## BEGIN EXCERPTED RECORDS

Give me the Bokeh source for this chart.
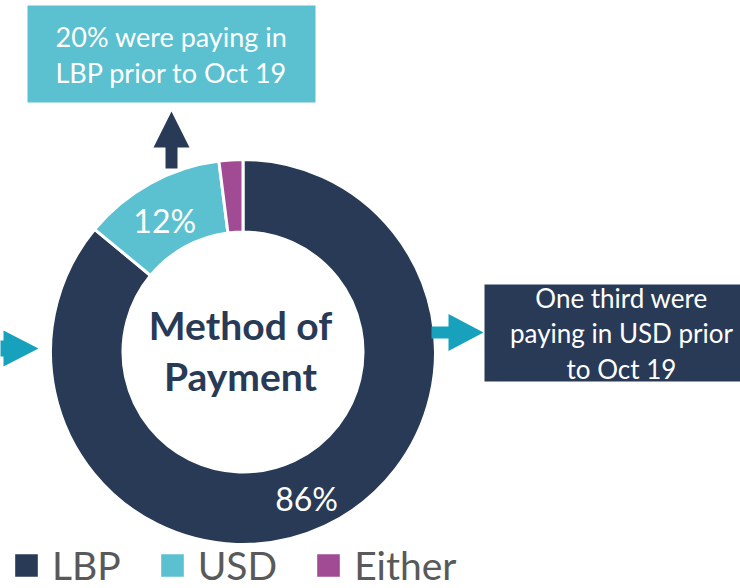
from bokeh.plotting import figure
from bokeh.models import Range1d, Legend, LegendItem, ColumnDataSource
from bokeh.core.properties import value
from bokeh.embed import file_html
from bokeh.resources import INLINE
import math

# ---- data ----
categories = ["LBP", "USD", "Either"]
shares = [86, 12, 2]
pct_labels = ["86%", "12%", ""]
colors = ["#283A56", "#5BC0CF", "#A04B94"]

title_lines = ["Method of", "Payment"]
note_top = ["20% were paying in", "LBP prior to Oct 19"]
note_right = ["One third were", "paying in USD prior", "to Oct 19"]

NAVY = "#283A56"
CYAN = "#5BC0CF"
ARROW_CYAN = "#17A1BD"
FONT = "Lato"

W, H = 740, 588
# data coordinates = reference pixels, y flipped
def Y(ry):
    return H - ry

# baseline correction for text rendering (fraction of font size)
def B(ry, fs):
    return Y(ry) + 0.36 * fs

p = figure(width=W, height=H, x_range=Range1d(0, W), y_range=Range1d(0, H),
           output_backend="svg", toolbar_location=None, min_border=0)
p.axis.visible = False
p.grid.visible = False
p.outline_line_color = None
p.background_fill_color = "white"

# ---- donut ----
cx, cy = 242.5, Y(351.5)
r_out, r_in = 192.5, 120
total = sum(shares)
starts, ends, lx, ly = [], [], [], []
cum = 0
for s in shares:
    c0 = cum / total
    c1 = (cum + s) / total
    cum += s
    starts.append(math.pi / 2 - 2 * math.pi * c1)
    ends.append(math.pi / 2 - 2 * math.pi * c0)
    mid = math.pi / 2 - 2 * math.pi * (c0 + c1) / 2
    rm = (r_out + r_in) / 2
    lx.append(cx + rm * math.cos(mid) - 3)
    ly.append(cy + rm * math.sin(mid) - 5)

src = ColumnDataSource(dict(start=starts, end=ends, color=colors, cat=categories,
                            lx=lx, ly=ly, lab=pct_labels))
wedges = p.annular_wedge(x=cx, y=cy, inner_radius=r_in, outer_radius=r_out,
                         start_angle="start", end_angle="end", fill_color="color",
                         line_color="white", line_width=3, source=src)
p.text(x="lx", y="ly", text="lab", source=src, text_color="white",
       text_font=value(FONT), text_font_size="32px", text_align="center",
       text_baseline="middle")

# centre title
fs_t = 39
p.text(x=[240, 240], y=[B(339, fs_t), B(390, fs_t)], text=title_lines, text_color=NAVY,
       text_font=value(FONT), text_font_style="bold", text_font_size=f"{fs_t}px",
       text_align="center", text_baseline="alphabetic")

# ---- callout boxes ----
fs_a = 27
p.quad(left=27, right=315, top=Y(5), bottom=Y(102), fill_color=CYAN, line_color=None)
p.text(x=[171, 171], y=[B(46, fs_a), B(82, fs_a)], text=note_top, text_color="white",
       text_font=value(FONT), text_font_size=f"{fs_a}px", text_align="center",
       text_baseline="alphabetic")

fs_b = 26
p.quad(left=484, right=760, top=Y(284), bottom=Y(381), fill_color=NAVY, line_color=None)
p.text(x=[621, 621, 621], y=[B(307, fs_b), B(342, fs_b), B(378, fs_b)], text=note_right,
       text_color="white", text_font=value(FONT), text_font_size=f"{fs_b}px",
       text_align="center", text_baseline="alphabetic")

# ---- arrows ----
def arrow(tip_x, tip_y, direction, head_len, head_w, shaft_len, shaft_w):
    dx, dy = direction
    nx, ny = -dy, dx
    bx, by = tip_x - dx * head_len, tip_y - dy * head_len
    ex, ey = bx - dx * shaft_len, by - dy * shaft_len
    pts = [(tip_x, tip_y),
           (bx + nx * head_w / 2, by + ny * head_w / 2),
           (bx + nx * shaft_w / 2, by + ny * shaft_w / 2),
           (ex + nx * shaft_w / 2, ey + ny * shaft_w / 2),
           (ex - nx * shaft_w / 2, ey - ny * shaft_w / 2),
           (bx - nx * shaft_w / 2, by - ny * shaft_w / 2),
           (bx - nx * head_w / 2, by - ny * head_w / 2)]
    return [q[0] for q in pts], [q[1] for q in pts]

ax1, ay1 = arrow(171, Y(111), (0, 1), 36, 36, 21, 12)
ax2, ay2 = arrow(483, Y(332), (1, 0), 35, 37, 17, 12)
ax3, ay3 = arrow(38, Y(348), (1, 0), 35, 36, 20, 16)
p.patches(xs=[ax1, ax2, ax3], ys=[ay1, ay2, ay3],
          fill_color=[NAVY, ARROW_CYAN, ARROW_CYAN], line_color=None)

# ---- legend ----
items = [LegendItem(label=c, renderers=[wedges], index=i) for i, c in enumerate(categories)]
legend = Legend(items=items, orientation="horizontal", location=(10, 0),
                glyph_width=32, glyph_height=32, label_standoff=10, spacing=35,
                label_text_font=FONT, label_text_font_size="39px",
                label_text_color="#595959", padding=0, margin=0,
                border_line_color=None, background_fill_alpha=0)
p.add_layout(legend, "center")

open("out.html", "w").write(file_html(p, INLINE))
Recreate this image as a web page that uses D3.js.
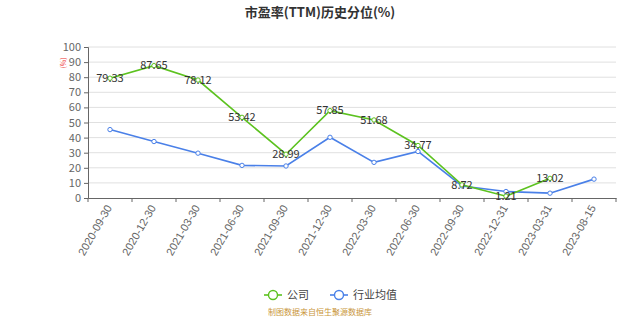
<!DOCTYPE html>
<html>
<head>
<meta charset="utf-8">
<script src="https://cdn.jsdelivr.net/npm/d3@7"></script>
<style>
  body { margin: 0; background: #fff; }
  svg { display: block; font-family: "Noto Sans CJK SC", "Noto Sans", sans-serif; }
</style>
</head>
<body>
<svg id="chart"></svg>
<script>
const dates = ["2020-09-30", "2020-12-30", "2021-03-30", "2021-06-30", "2021-09-30", "2021-12-30",
  "2022-03-30", "2022-06-30", "2022-09-30", "2022-12-31", "2023-03-31", "2023-08-15"]
const companyValues = [79.33, 87.65, 78.12, 53.42, 28.99, 57.85, 51.68, 34.77, 8.72, 1.21, 13.02, null]
const industryValues = [45.3, 37.4, 29.7, 21.6, 21.2, 40.2, 23.6, 30.8, 8.0, 4.3, 3.2, 12.5]
const yTicks = [0, 10, 20, 30, 40, 50, 60, 70, 80, 90, 100]

const width = 640, height = 320
const margins = {left: 88, right: 24, top: 47, bottom: 122}

const svg = d3.select("#chart").attr("width", width).attr("height", height)

const scaleX = d3.scaleBand().domain(dates).range([margins.left, width - margins.right])
const scaleY = d3.scaleLinear().domain([0, 100]).range([height - margins.bottom, margins.top])
const cx = d => scaleX(d) + scaleX.bandwidth() / 2

// title
svg.append("text").text("市盈率(TTM)历史分位(%)")
    .attr("x", 320).attr("y", 17).attr("text-anchor", "middle")
    .attr("font-size", 13).attr("font-weight", "bold").attr("fill", "#333")

// grid
svg.append("g").selectAll("line").data(yTicks.filter(d => d > 0)).join("line")
    .attr("x1", margins.left).attr("x2", width - margins.right)
    .attr("y1", d => scaleY(d)).attr("y2", d => scaleY(d))
    .attr("stroke", "#e0e0e0").attr("stroke-width", 1)

// y axis
const yAxis = svg.append("g").attr("transform", `translate(${margins.left},0)`)
    .call(d3.axisLeft(scaleY).tickValues(yTicks).tickSize(4).tickPadding(3))
yAxis.select(".domain").attr("stroke", "#666")
yAxis.selectAll(".tick line").attr("stroke", "#666")
yAxis.selectAll("text").attr("fill", "#666").attr("font-size", 11).attr("font-family", "Noto Sans CJK SC, sans-serif")

// unit label
svg.append("text").text("(%)")
    .attr("transform", `translate(66,63) rotate(-90)`)
    .attr("text-anchor", "middle").attr("font-size", 7).attr("fill", "#e33")

// x axis
const xAxis = svg.append("g").attr("transform", `translate(0,${height - margins.bottom})`)
    .call(d3.axisBottom(scaleX).tickSize(0).tickPadding(6))
xAxis.select(".domain").attr("stroke", "#666")
xAxis.selectAll(".tick line").remove()
xAxis.selectAll(".tick text")
    .attr("fill", "#666").attr("font-size", 11)
    .attr("text-anchor", "end").attr("dy", "0.35em")
    .attr("transform", "translate(0,6) rotate(-60)").attr("y", 0).attr("x", -2)
// boundary ticks
svg.append("g").selectAll("line").data(d3.range(dates.length + 1)).join("line")
    .attr("x1", i => margins.left + i * scaleX.step()).attr("x2", i => margins.left + i * scaleX.step())
    .attr("y1", height - margins.bottom).attr("y2", height - margins.bottom + 4)
    .attr("stroke", "#666")

const series = [
  {name: "公司", values: companyValues, color: "#5cc21f"},
  {name: "行业均值", values: industryValues, color: "#4a80e8"}
]

const lineGenerator = d3.line()
    .defined(d => d[1] !== null)
    .x(d => cx(d[0]))
    .y(d => scaleY(d[1]))

series.slice().reverse().forEach(s => {
  const pts = dates.map((d, i) => [d, s.values[i]])
  svg.append("path").attr("d", lineGenerator(pts))
      .attr("fill", "none").attr("stroke", s.color).attr("stroke-width", 1.6)
  svg.append("g").selectAll("circle").data(pts.filter(d => d[1] !== null)).join("circle")
      .attr("cx", d => cx(d[0])).attr("cy", d => scaleY(d[1])).attr("r", 2.2)
      .attr("fill", "#fff").attr("stroke", s.color).attr("stroke-width", 1)
})

// company labels
svg.append("g").selectAll("text")
    .data(dates.map((d, i) => [d, companyValues[i]]).filter(d => d[1] !== null))
    .join("text")
    .text(d => d[1].toFixed(2))
    .attr("x", d => cx(d[0])).attr("y", d => scaleY(d[1]))
    .attr("dy", "0.35em").attr("text-anchor", "middle")
    .attr("font-size", 11).attr("fill", "#333")

// legend
const legend = svg.append("g")
const legendItems = [{x: 264, label: "公司", color: "#5cc21f"}, {x: 330, label: "行业均值", color: "#4a80e8"}]
legendItems.forEach(l => {
  legend.append("line").attr("x1", l.x).attr("x2", l.x + 18).attr("y1", 295).attr("y2", 295)
      .attr("stroke", l.color).attr("stroke-width", 1.6)
  legend.append("circle").attr("cx", l.x + 9).attr("cy", 295).attr("r", 4.5)
      .attr("fill", "#fff").attr("stroke", l.color).attr("stroke-width", 1.4)
  legend.append("text").text(l.label).attr("x", l.x + 23).attr("y", 295).attr("dy", "0.35em")
      .attr("font-size", 11).attr("fill", "#444")
})

svg.append("text").text("制图数据来自恒生聚源数据库")
    .attr("x", 320).attr("y", 315).attr("text-anchor", "middle")
    .attr("font-size", 8).attr("fill", "#c9963a")
</script>
</body>
</html>
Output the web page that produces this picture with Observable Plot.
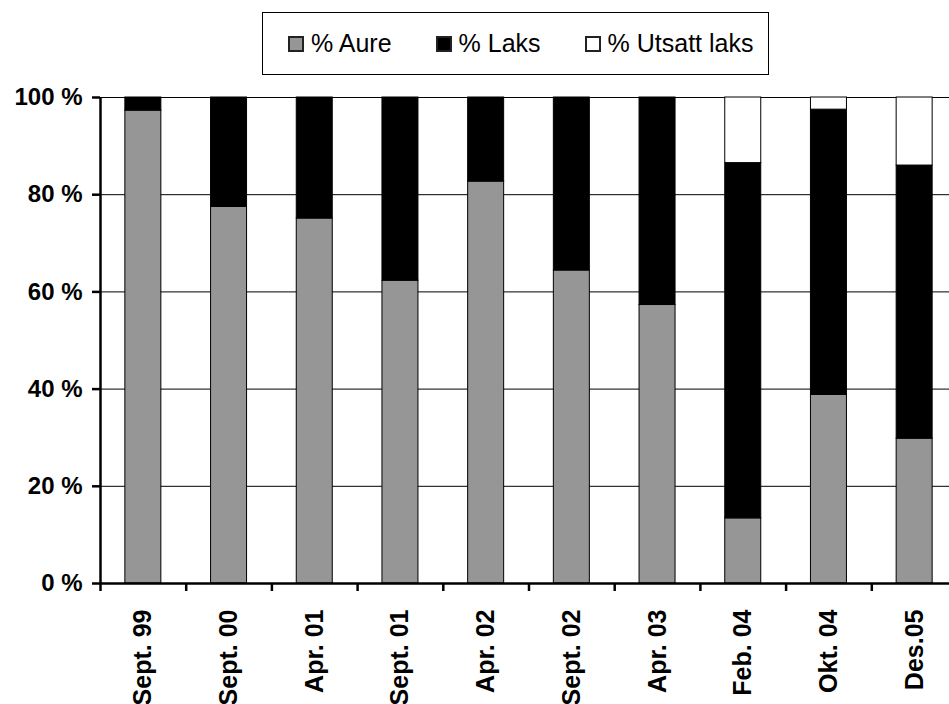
<!DOCTYPE html>
<html>
<head>
<meta charset="utf-8">
<script src="https://cdn.jsdelivr.net/npm/d3@7"></script>
<script src="https://cdn.jsdelivr.net/npm/@observablehq/plot@0.6"></script>
<style>
  html, body { margin: 0; padding: 0; background: #fff; overflow: hidden; }
  #wrap { position: relative; width: 949px; height: 704px; font-family: "Liberation Sans", Arial, sans-serif; }
  #legend {
    position: absolute; left: 262px; top: 12px; width: 507px; height: 63px;
    border: 1px solid #000; background: #fff;
    display: flex; align-items: center; padding-left: 25px; box-sizing: border-box;
    font-size: 25px; color: #000;
  }
  .item { display: flex; align-items: center; margin-right: 44px; }
  .item:last-child { margin-right: 0; }
  .swatch { width: 12px; height: 12px; border: 2px solid #222; margin-right: 7px; }
  #chart { position: absolute; left: 0; top: 0; }
</style>
</head>
<body>
<div id="wrap">
  <div id="chart"></div>
  <div id="legend"></div>
</div>
<script>
// Sampling dates (x categories)
const categories = ["Sept. 99", "Sept. 00", "Apr. 01", "Sept. 01", "Apr. 02",
                    "Sept. 02", "Apr. 03", "Feb. 04", "Okt. 04", "Des.05"];
// Share of each fish group, percent
const aure   = [97.3, 77.5, 75.1, 62.3, 82.7, 64.4, 57.3, 13.4, 38.8, 29.8];
const laks   = [2.7, 22.5, 24.9, 37.7, 17.3, 35.6, 42.7, 73.1, 58.7, 56.2];
const utsatt = [0, 0, 0, 0, 0, 0, 0, 13.5, 2.5, 14.0];
// Series names (legend order = stacking order from bottom)
const seriesNames = ["% Aure", "% Laks", "% Utsatt laks"];
const seriesColors = ["#969696", "#000000", "#ffffff"];
// Y axis ticks
const yTicks = [0, 20, 40, 60, 80, 100];

const seriesValues = [aure, laks, utsatt];
const rows = [];
categories.forEach((c, i) => {
  seriesNames.forEach((s, k) => rows.push({cat: c, series: s, value: seriesValues[k][i]}));
});

// Category band geometry (the plot area runs past the right edge of the page)
const x0 = 100, x1 = 957;
const step = (x1 - x0) / categories.length;
const barWidth = 36;
const inset = (step - barWidth) / 2;

const chart = Plot.plot({
  width: 949,
  height: 704,
  marginTop: 97,
  marginBottom: 121,
  marginLeft: 100,
  marginRight: 0,
  style: {fontFamily: "'Liberation Sans', Arial, sans-serif", background: "transparent", color: "#000", overflow: "hidden"},
  x: {domain: categories, range: [x0, x1], padding: 0, round: false},
  y: {domain: [0, 100]},
  color: {domain: seriesNames, range: seriesColors},
  marks: [
    // horizontal gridlines
    Plot.ruleY(yTicks.filter(d => d > 0), {stroke: "#000", strokeWidth: 1}),
    // stacked bars
    Plot.barY(rows, Plot.stackY({
      x: "cat", y: "value", fill: "series", order: seriesNames,
      stroke: "#000", strokeWidth: 1, insetLeft: inset, insetRight: inset
    })),
    // category axis line
    Plot.ruleY([0], {stroke: "#000", strokeWidth: 2.5}),
    // value axis line
    Plot.ruleX([categories[0]], {dx: -step / 2, y1: 0, y2: 100, stroke: "#000", strokeWidth: 2.5}),
    // category separator ticks below the axis
    Plot.ruleX(categories, {dx: -step / 2, y1: 0, y2: 0, insetBottom: -8, stroke: "#000", strokeWidth: 2.5}),
    Plot.axisY(yTicks, {
      tickSize: 8, tickPadding: 10, strokeWidth: 2.5,
      fontSize: 24, fontWeight: "bold",
      tickFormat: d => d + " %", label: null
    }),
    Plot.axisX({
      tickSize: 0, tickPadding: 26, tickRotate: -90,
      fontSize: 25, fontWeight: "bold", label: null
    })
  ]
});
document.getElementById("chart").appendChild(chart);

// Legend
const legend = document.getElementById("legend");
seriesNames.forEach((s, k) => {
  const item = document.createElement("div");
  item.className = "item";
  const sw = document.createElement("div");
  sw.className = "swatch";
  sw.style.background = seriesColors[k];
  const label = document.createElement("span");
  label.textContent = s;
  item.appendChild(sw);
  item.appendChild(label);
  legend.appendChild(item);
});
</script>
</body>
</html>
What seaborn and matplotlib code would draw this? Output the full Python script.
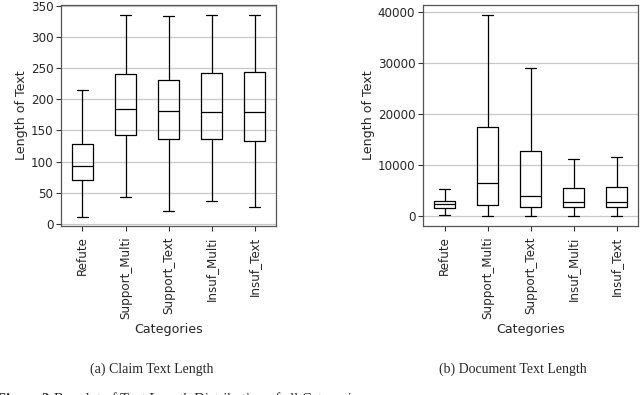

## END EXCERPTED RECORDS

## DIRECTIONS FOR THIS TASK:
Look above for the line with "Output the web" and the line with "const yTicks = [0, 20, 40, 60, 80, 100];", then copy exactly the lines from the first through the second, both kept, with no pictures.

## ANSWER FOR THIS EXERCISE:
Output the web page that produces this picture with Observable Plot.
<!DOCTYPE html>
<html>
<head>
<meta charset="utf-8">
<script src="https://cdn.jsdelivr.net/npm/d3@7"></script>
<script src="https://cdn.jsdelivr.net/npm/@observablehq/plot@0.6"></script>
<style>
  html, body { margin: 0; padding: 0; background: #fff; overflow: hidden; }
  #wrap { position: relative; width: 949px; height: 704px; font-family: "Liberation Sans", Arial, sans-serif; }
  #legend {
    position: absolute; left: 262px; top: 12px; width: 507px; height: 63px;
    border: 1px solid #000; background: #fff;
    display: flex; align-items: center; padding-left: 25px; box-sizing: border-box;
    font-size: 25px; color: #000;
  }
  .item { display: flex; align-items: center; margin-right: 44px; }
  .item:last-child { margin-right: 0; }
  .swatch { width: 12px; height: 12px; border: 2px solid #222; margin-right: 7px; }
  #chart { position: absolute; left: 0; top: 0; }
</style>
</head>
<body>
<div id="wrap">
  <div id="chart"></div>
  <div id="legend"></div>
</div>
<script>
// Sampling dates (x categories)
const categories = ["Sept. 99", "Sept. 00", "Apr. 01", "Sept. 01", "Apr. 02",
                    "Sept. 02", "Apr. 03", "Feb. 04", "Okt. 04", "Des.05"];
// Share of each fish group, percent
const aure   = [97.3, 77.5, 75.1, 62.3, 82.7, 64.4, 57.3, 13.4, 38.8, 29.8];
const laks   = [2.7, 22.5, 24.9, 37.7, 17.3, 35.6, 42.7, 73.1, 58.7, 56.2];
const utsatt = [0, 0, 0, 0, 0, 0, 0, 13.5, 2.5, 14.0];
// Series names (legend order = stacking order from bottom)
const seriesNames = ["% Aure", "% Laks", "% Utsatt laks"];
const seriesColors = ["#969696", "#000000", "#ffffff"];
// Y axis ticks
const yTicks = [0, 20, 40, 60, 80, 100];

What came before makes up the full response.